Biletzki: Today I have no doubt that Oslo was a new phase of occupation under another name. As a member of the board of B'tselem, I remember how shaken I was quite early, in 1996, when the question of closure became acute. I suddenly understood that the situation of the Palestinians had become much worse since Oslo. Israel did not fulfill the Accord's requirements, but what if we had? I really don't know. It's clear that the settlements kept expanding, and the concept of human rights does not appear in Oslo. What exactly did they think they were doing?
Ben Efrat: One could say that the problem of Oslo continues today, when Abu Mazen is willing to act as Israel's policeman during disengagement without getting anything in return.
Biletzki: So, sadly, we have to be patronizing and tell him that he has no right to agree to it.
Ben Efrat: Why "patronizing"? We touch here on the question about the role of the leftist in a situation where, in a geographical or ethnic sense, she’s on the side of the occupier. I mean, what comes first, your existence as an internationalist or your ethnic origin?
Biletzki: I see myself both as a leftist – a communist, a Marxist – and as a humanist. The reduction of suffering seems to me the immediate goal, which I sometimes have to pursue at the expense of my ideological views.

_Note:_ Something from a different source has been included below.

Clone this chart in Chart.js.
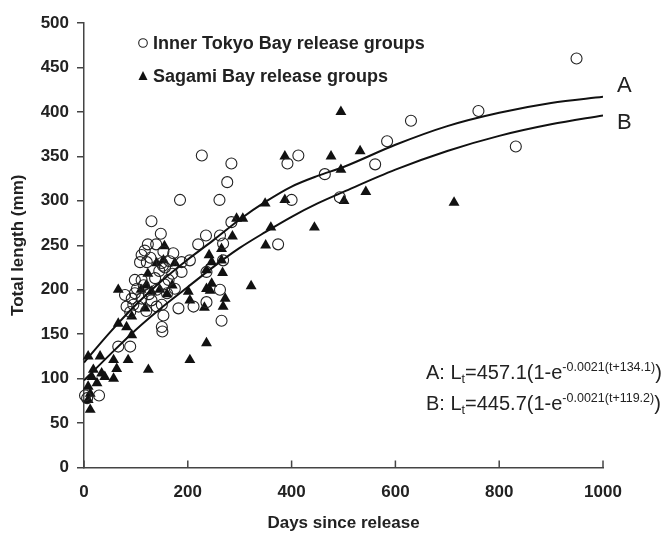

I once took part in a discussion with Sari Nusseibeh. He said he was willing to forgo the right of return for the sake of his freedom, and he asked who was I to tell him he couldn’t do that. After all, he said, the right of return is his own, so it's also his right to forgo it in exchange for freedom. I was nonplussed when he said this, but I slept on it, and the next day I told him he's naïve if he thinks that yielding up his right of return will give him his freedom. But more important, I said that I fight for the right of return not for him, but for my own society: that it should become a just society. In order to transform ourselves into non-occupiers, we must recognize the rights of the Palestinians.